During the summer, these papers ran articles dissecting in painful detail case after case of forced marriages among the Asian community of Britain. They bought on to the public agenda issues many feel uneasy discussing in public; there was a very real sense of having dirty laundry washed in public. This article does not wish to deny the truth of the cases selected but questions the motivations for their selection and the manipulation of these stories for a different agenda.

The reports illustrate a subtle but important shift in the pubic discourse surrounding immigration policy and on particular the primary purpose rule (PPR). Where previously it was argued that the rule protected against the abuse of the immigration system, keeping out of the United Kingdom parties to ‘false marriages’ and ‘economic migrants’; now it is argued that the rule is needed to protect British-Asian women from ‘forced marriages’. The PPR is transformed into a defender of human rights; the oppressor re-emerges as the liberator.

The primary purpose rule is the immigration rule which required a British national who married a spouse from overseas to prove that the primary purpose of the marriage was not to settle in the United Kingdom. Proving this was an onerous task for a newly married couple. Rejection of a spouses claim for entry meant years of appeals and sometimes separation placing the marriage under greater strain. In the late 1980s and early 1990s the rule was defended as necessary to keep out bogus applicants, economic migrants and to expose sham marriages, It is an open secret that the rule operated as a mechanism for limiting the number of brown and black faces entering this country.

Then in early 1997, the then new Labour government, without much fanfare, abolished the rule. It was no longer necessary for the newly married couple to prove that the primary purpose of their marriage was to come to the Isle of Dogs or any other part of the United Kingdom. It remained necessary to show that there was a genuine marriage. The removal of the rule removed the obstacle to many an application. Objections disappeared; visas were issued; babiji was coming home.

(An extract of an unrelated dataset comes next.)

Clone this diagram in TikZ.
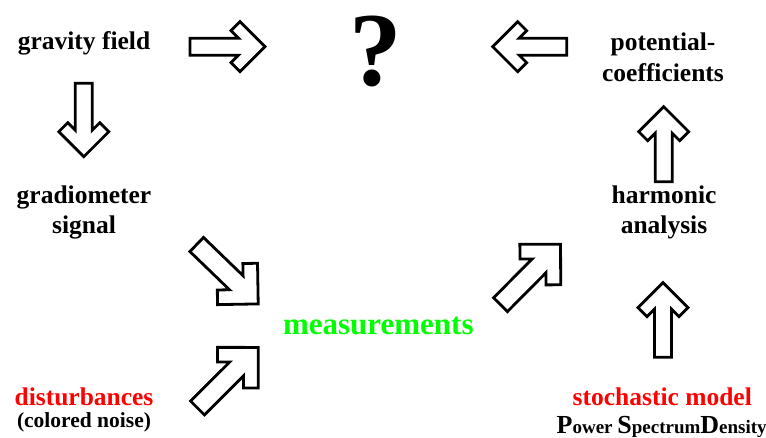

Bengalis streamed into terminal three to welcome the newly weds.

Last summer articles began to appear in the British press about ‘forced marriages’; of Asian girls taken on ‘holidays’ to the rural hinterlands of India, Pakistan or Bangladesh, only to find themselves forced into marriages against their wish. And this time without the primary purpose rule the immigration officer had no way of helping them. The articles lamented the demise of the PPR, they noted the sudden rise in newly married couples entering this country since its removal. The subtext of these articles is simple: the primary purpose rule must be reintroduced; it is necessary for immigration officers to protect British Asian women. It is a strange journey into Orwellian double speak to find the likes of the Daily Mail calling for the reintroduction of the primary purpose rule to protect Asian women. In this New World the PPR and the immigration officer are at the front line in protecting Asian women.

It is crucial that we are not taken in by this; that we remain critical and aware of the real agenda. Is it just a coincidence that these articles are published at a time when the Government is carrying out a review of Immigration and Asylum law? The British press and immigration services have not been keen supporters of the Asian community or of Asian women. Their sudden conversion should be treated with suspicion.

None of this is to deny that there is a need for the Asian community to develop strategies for assisting women who find themselves in forced marriages. However, it is wrong to conflate the need for such strategies with a need for the primary purpose rule. The PPR is the wrong instrument for protecting women. It is an immigration rule applied by the immigration officers of the Home Office. This is the institution which placed immigrants in the past though the indignities of paternity tests and virginity test. To leave such a powerful weapon as the discretion given by the primary purpose rule in the hands of an institution which in the past has been responsible for some of the worst bureaucratic abuses of the Asian community requires a degree of trust that is without foundation.